Exercise goal: Each line from the top of the listing through the one holding "const barStepHours = 3" should be restated word for word, with nothing added and no pictures.

»»

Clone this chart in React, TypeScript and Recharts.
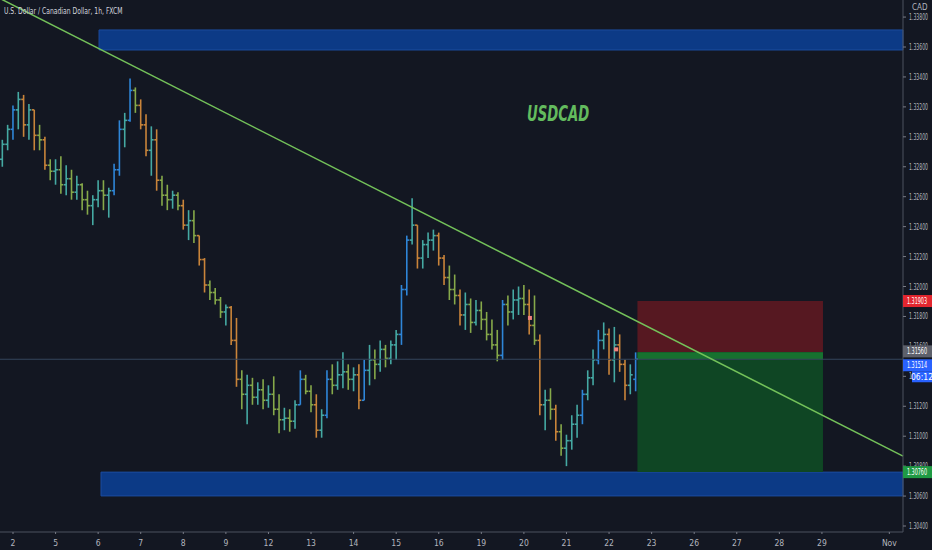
import {
  Bar,
  ComposedChart,
  ReferenceArea,
  ReferenceLine,
  Scatter,
  XAxis,
  YAxis,
} from 'recharts'

// USDCAD, 3-hour OHLC bars. Hour 0 = start of Oct 2.
const firstBarHour = -6
const barStepHours = 3

const opens = [
  1.3285, 1.3295, 1.3305, 1.3318, 1.3325, 1.3308, 1.3318, 1.3301, 1.3298, 1.3281,
  1.3277, 1.3278, 1.3268, 1.3272, 1.3263, 1.3268, 1.3258, 1.3254, 1.3258, 1.3264,
  1.3261, 1.3264, 1.3278, 1.3305, 1.3311, 1.3331, 1.3321, 1.3308, 1.3291, 1.3298,
  1.3271, 1.3261, 1.3258, 1.3261, 1.3254, 1.3241, 1.3244, 1.3234, 1.3218, 1.3201,
  1.3196, 1.3191, 1.3183, 1.3186, 1.3164, 1.3138, 1.3128, 1.3134, 1.3126, 1.3131,
  1.3124, 1.3128, 1.3118, 1.3111, 1.3112, 1.311, 1.3121, 1.3138, 1.313, 1.3121,
  1.3104, 1.3114, 1.3138, 1.3134, 1.3141, 1.3143, 1.3138, 1.3141, 1.3124, 1.3144,
  1.3151, 1.3148, 1.3158, 1.3152, 1.3161, 1.3168, 1.3198, 1.3231, 1.3241, 1.3219,
  1.3228, 1.3231, 1.3234, 1.3219, 1.3206, 1.3198, 1.3194, 1.3181, 1.3188, 1.3176,
  1.3184, 1.3178, 1.3168, 1.3161, 1.3154, 1.3188, 1.3183, 1.3191, 1.3192, 1.3188,
  1.3174, 1.3164, 1.3121, 1.3124, 1.3118, 1.3103, 1.3092, 1.3097, 1.3108, 1.3114,
  1.3128, 1.3139, 1.3151, 1.3164, 1.3168, 1.3151, 1.3161, 1.3148, 1.3134, 1.3138,
]
const highs = [
  1.3298, 1.3308, 1.3321, 1.333, 1.3328, 1.3322, 1.3318, 1.3308, 1.33, 1.3285,
  1.3285, 1.3287, 1.3281, 1.3278, 1.3274, 1.3269, 1.3264, 1.3261, 1.3271, 1.3271,
  1.3266, 1.3282, 1.3311, 1.3316, 1.3339, 1.3333, 1.3325, 1.3315, 1.3307, 1.3305,
  1.3274, 1.3268, 1.3264, 1.3263, 1.3258, 1.3251, 1.3251, 1.3234, 1.3219, 1.3204,
  1.3199, 1.3193, 1.3188, 1.3187, 1.3179, 1.3144, 1.3141, 1.3139, 1.3136, 1.3138,
  1.3134, 1.314, 1.3128, 1.3119, 1.3118, 1.3124, 1.3144, 1.3141, 1.3134, 1.3128,
  1.3118, 1.3144, 1.3148, 1.315, 1.3156, 1.3148, 1.3146, 1.3148, 1.3151, 1.3161,
  1.3158, 1.3164, 1.3161, 1.3164, 1.3171, 1.3201, 1.3234, 1.3259, 1.3241, 1.3231,
  1.3236, 1.3238, 1.3236, 1.3221, 1.3214, 1.3208, 1.3198, 1.3196, 1.3192, 1.3191,
  1.319, 1.3183, 1.3178, 1.3171, 1.3191, 1.3194, 1.3198, 1.32, 1.3201, 1.3198,
  1.3194, 1.3168, 1.3131, 1.3132, 1.3121, 1.3108, 1.3101, 1.3114, 1.3121, 1.3131,
  1.3144, 1.3158, 1.3171, 1.3176, 1.3172, 1.3173, 1.3168, 1.3151, 1.3148, 1.3156,
]
const lows = [
  1.328, 1.3291, 1.3298, 1.3305, 1.33, 1.3298, 1.3291, 1.3291, 1.3278, 1.3271,
  1.3268, 1.3262, 1.3261, 1.3258, 1.3258, 1.3251, 1.3248, 1.3241, 1.3253, 1.3251,
  1.3246, 1.3261, 1.3274, 1.3293, 1.331, 1.3316, 1.3305, 1.3287, 1.3274, 1.3264,
  1.3254, 1.3251, 1.3252, 1.3251, 1.3238, 1.3231, 1.3229, 1.3214, 1.3196, 1.3191,
  1.3188, 1.3179, 1.3174, 1.3161, 1.3133, 1.3118, 1.3108, 1.3121, 1.3121, 1.3118,
  1.3119, 1.3114, 1.3102, 1.3104, 1.3103, 1.3105, 1.3121, 1.3128, 1.3116, 1.3099,
  1.3099, 1.3112, 1.3128, 1.3131, 1.3132, 1.3131, 1.313, 1.3118, 1.3124, 1.3134,
  1.3138, 1.3143, 1.3146, 1.3148, 1.3151, 1.3161, 1.3194, 1.3228, 1.3212, 1.3212,
  1.3219, 1.3224, 1.3214, 1.3201, 1.3191, 1.3188, 1.3174, 1.3171, 1.3169, 1.3174,
  1.3171, 1.3164, 1.3158, 1.315, 1.3151, 1.3174, 1.3178, 1.3181, 1.3181, 1.3168,
  1.3161, 1.3114, 1.3104, 1.3111, 1.3097, 1.3087, 1.308, 1.3091, 1.3099, 1.3108,
  1.3124, 1.3134, 1.3148, 1.3158, 1.3141, 1.3136, 1.3143, 1.3124, 1.3128, 1.313,
]
const closes = [
  1.3295, 1.3305, 1.3318, 1.3325, 1.3308, 1.3318, 1.3301, 1.3298, 1.3281, 1.3277,
  1.3278, 1.3268, 1.3272, 1.3263, 1.3268, 1.3258, 1.3254, 1.3258, 1.3264, 1.3261,
  1.3264, 1.3278, 1.3305, 1.3311, 1.3331, 1.3321, 1.3308, 1.3291, 1.3298, 1.3271,
  1.3261, 1.3258, 1.3261, 1.3254, 1.3241, 1.3244, 1.3234, 1.3218, 1.3201, 1.3196,
  1.3191, 1.3183, 1.3186, 1.3164, 1.3138, 1.3128, 1.3134, 1.3126, 1.3131, 1.3124,
  1.3128, 1.3118, 1.3111, 1.3112, 1.311, 1.3121, 1.3138, 1.313, 1.3121, 1.3104,
  1.3114, 1.3138, 1.3134, 1.3141, 1.3143, 1.3138, 1.3141, 1.3124, 1.3144, 1.3151,
  1.3148, 1.3158, 1.3152, 1.3161, 1.3168, 1.3198, 1.3231, 1.3241, 1.3219, 1.3228,
  1.3231, 1.3234, 1.3219, 1.3206, 1.3198, 1.3194, 1.3181, 1.3188, 1.3176, 1.3184,
  1.3178, 1.3168, 1.3161, 1.3154, 1.3188, 1.3183, 1.3191, 1.3192, 1.3188, 1.3174,
  1.3164, 1.3121, 1.3124, 1.3118, 1.3103, 1.3092, 1.3097, 1.3108, 1.3114, 1.3128,
  1.3139, 1.3151, 1.3164, 1.3168, 1.3151, 1.3161, 1.3148, 1.3134, 1.3141, 1.31514,
]

// x axis: day starts in hours, with their labels
const dayTicks = [0, 24, 48, 72, 96, 120, 144, 168, 192, 216, 240, 264, 288, 312, 336, 360, 384, 408, 432, 456, 494]
const dayLabels = ['2', '5', '6', '7', '8', '9', '12', '13', '14', '15', '16', '19', '20', '21', '22', '23', '26', '27', '28', '29', 'Nov']
const priceTicks = [
  1.304, 1.306, 1.308, 1.31, 1.312, 1.314, 1.316, 1.318, 1.32, 1.322, 1.324, 1.326, 1.328, 1.33,
  1.332, 1.334, 1.336, 1.338,
]

// drawings
const trendStart = { hour: -7.33, price: 1.33924 }
const trendEnd = { hour: 501.7, price: 1.30867 }
const supplyZone = { from: 48.5, low: 1.3358, high: 1.33714 }
const demandZone = { from: 49.6, low: 1.30601, high: 1.3076 }
const position = { from: 352, to: 456.6, entry: 1.3156, stop: 1.31903, target: 1.3076 }
const lastPrice = 1.31514
const countdown = '06:12'
const signalDots = [
  { h: 291.4, p: 1.3179 },
  { h: 340, p: 1.3158 },
]

const bars = opens.map((open, i) => ({
  h: firstBarHour + i * barStepHours,
  open,
  high: highs[i],
  low: lows[i],
  close: closes[i],
  range: [lows[i], highs[i]],
}))

const bg = '#131722'
const axisText = '#b2b5be'
const narrow = '"Liberation Sans Narrow", "DejaVu Sans Condensed", sans-serif'

function barColor(open: number, close: number) {
  const move = close - open
  if (move >= 0.0012) return '#2f86d8'
  if (move >= 0) return '#45a9a3'
  if (move <= -0.0012) return '#c9843a'
  return '#86a94a'
}

function OhlcBar(props: any) {
  const { x, y, width, height, payload } = props
  if (!payload || x == null) return null
  const top = Math.min(y, y + height)
  const span = Math.abs(height)
  const range = payload.high - payload.low || 1e-9
  const yOpen = top + ((payload.high - payload.open) / range) * span
  const yClose = top + ((payload.high - payload.close) / range) * span
  const cx = x + width / 2
  return (
    <g stroke={barColor(payload.open, payload.close)} strokeWidth={1.6}>
      <line x1={cx} x2={cx} y1={top} y2={top + span} />
      <line x1={cx - 2.4} x2={cx} y1={yOpen} y2={yOpen} />
      <line x1={cx} x2={cx + 2.4} y1={yClose} y2={yClose} />
    </g>
  )
}

function PriceTick(props: any) {
  const { x, y, payload } = props
  return (
    <g>
      <line x1={x - 8} x2={x - 5} y1={y} y2={y} stroke="#787b86" />
      <text
        x={x - 2}
        y={y + 3}
        fontSize={8.5}
        fontFamily={narrow}
        fill={axisText}
        textLength={19}
        lengthAdjust="spacingAndGlyphs"
      >
        {Number(payload.value).toFixed(5)}
      </text>
    </g>
  )
}

function DayTick(props: any) {
  const { x, y, payload, index } = props
  return (
    <g>
      <line x1={x} x2={x} y1={y - 5} y2={y - 3} stroke="#787b86" />
      <text x={x} y={y + 9} textAnchor="middle" fontSize={8.5} fontFamily={narrow} fill={axisText}>
        {dayLabels[index] ?? payload.value}
      </text>
    </g>
  )
}

function PriceTag(props: any) {
  const { viewBox, text, fill, dy = 0, extra, extraFill } = props
  if (!viewBox) return null
  const left = viewBox.x + viewBox.width
  const cy = viewBox.y + dy
  return (
    <g>
      <rect x={left} y={cy - 6} width={29} height={12} fill={fill} />
      <text
        x={left + 4}
        y={cy + 3}
        fontSize={8.5}
        fontFamily={narrow}
        fill="#ffffff"
        textLength={20}
        lengthAdjust="spacingAndGlyphs"
      >
        {text}
      </text>
      {extra && (
        <g>
          <rect x={left + 9} y={cy + 6} width={20} height={11} fill={extraFill} />
          <text x={left + 19} y={cy + 14.5} textAnchor="middle" fontSize={8.5} fontFamily={narrow} fill="#ffffff">
            {extra}
          </text>
        </g>
      )}
    </g>
  )
}

function SignalDot(props: any) {
  const { cx, cy } = props
  return <rect x={cx - 2} y={cy - 2} width={4} height={4} fill="#f0817c" />
}

// price tags sit above the axis labels
const tagLayer = 2000

export default function App() {
  return (
    <div style={{ position: 'absolute', left: 0, top: 0, width: 932, height: 550, background: bg, overflow: 'hidden' }}>
      <ComposedChart width={932} height={550} data={bars} margin={{ top: 0, right: 0, bottom: 0, left: 0 }}>
        <XAxis
          dataKey="h"
          type="number"
          domain={[trendStart.hour, trendEnd.hour]}
          allowDataOverflow
          ticks={dayTicks}
          height={18}
          stroke="#4c525e"
          tickLine={false}
          tickSize={3}
          tickMargin={2}
          tick={<DayTick />}
        />
        <YAxis
          orientation="right"
          type="number"
          domain={[1.3036, 1.33914]}
          allowDataOverflow
          ticks={priceTicks}
          width={29}
          stroke="#4c525e"
          tickLine={false}
          tick={<PriceTick />}
        />
        <ReferenceArea
          x1={supplyZone.from}
          x2={trendEnd.hour}
          y1={supplyZone.low}
          y2={supplyZone.high}
          fill="#0c3a86"
          fillOpacity={1}
          stroke="#1c4c9e"
        />
        <ReferenceArea
          x1={demandZone.from}
          x2={trendEnd.hour}
          y1={demandZone.low}
          y2={demandZone.high}
          fill="#0c3a86"
          fillOpacity={1}
          stroke="#1c4c9e"
        />
        <ReferenceArea
          x1={position.from}
          x2={position.to}
          y1={position.entry}
          y2={position.stop}
          fill="#561821"
          fillOpacity={1}
        />
        <ReferenceArea
          x1={position.from}
          x2={position.to}
          y1={position.target}
          y2={position.entry}
          fill="#0f4624"
          fillOpacity={1}
        />
        <ReferenceArea
          x1={position.from}
          x2={position.to}
          y1={lastPrice}
          y2={position.entry}
          fill="#17712f"
          fillOpacity={1}
        />
        <ReferenceLine y={lastPrice} stroke="#34455c" strokeWidth={1} />
        <Bar dataKey="range" barSize={4} shape={<OhlcBar />} isAnimationActive={false} />
        <Scatter data={signalDots} dataKey="p" shape={<SignalDot />} isAnimationActive={false} />
        <ReferenceLine
          segment={[
            { x: trendStart.hour, y: trendStart.price },
            { x: trendEnd.hour, y: trendEnd.price },
          ]}
          stroke="#74c25a"
          strokeWidth={1.5}
          ifOverflow="visible"
        />
        <ReferenceLine
          y={lastPrice}
          stroke="none"
          zIndex={tagLayer}
          label={<PriceTag text="1.31514" fill="#2962ff" dy={6} extra={countdown} extraFill="#2962ff" />}
        />
        <ReferenceLine
          y={position.stop}
          stroke="none"
          zIndex={tagLayer}
          label={<PriceTag text="1.31903" fill="#e3262f" />}
        />
        <ReferenceLine
          y={position.entry}
          stroke="none"
          zIndex={tagLayer}
          label={<PriceTag text="1.31560" fill="#5d606b" dy={-1} />}
        />
        <ReferenceLine
          y={position.target}
          stroke="none"
          zIndex={tagLayer}
          label={<PriceTag text="1.30760" fill="#1f9a44" />}
        />
      </ComposedChart>
      <div
        style={{
          position: 'absolute',
          left: 4,
          top: 5,
          fontFamily: narrow,
          fontSize: 9.5,
          color: '#d1d4dc',
          whiteSpace: 'nowrap',
          transform: 'scaleX(0.71)',
          transformOrigin: 'left top',
        }}
      >
        U.S. Dollar / Canadian Dollar, 1h, FXCM
      </div>
      <div
        style={{
          position: 'absolute',
          left: 912,
          top: 3,
          fontFamily: narrow,
          fontSize: 8,
          color: axisText,
        }}
      >
        CAD
      </div>
      <div
        style={{
          position: 'absolute',
          left: 527,
          top: 102,
          fontFamily: narrow,
          fontSize: 21,
          fontWeight: 'bold',
          fontStyle: 'italic',
          color: '#63bb5e',
          transform: 'scaleX(0.7)',
          transformOrigin: 'left top',
        }}
      >
        USDCAD
      </div>
    </div>
  )
}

««

Solution:
Clone this chart in React, TypeScript and Recharts.
import {
  Bar,
  ComposedChart,
  ReferenceArea,
  ReferenceLine,
  Scatter,
  XAxis,
  YAxis,
} from 'recharts'

// USDCAD, 3-hour OHLC bars. Hour 0 = start of Oct 2.
const firstBarHour = -6
const barStepHours = 3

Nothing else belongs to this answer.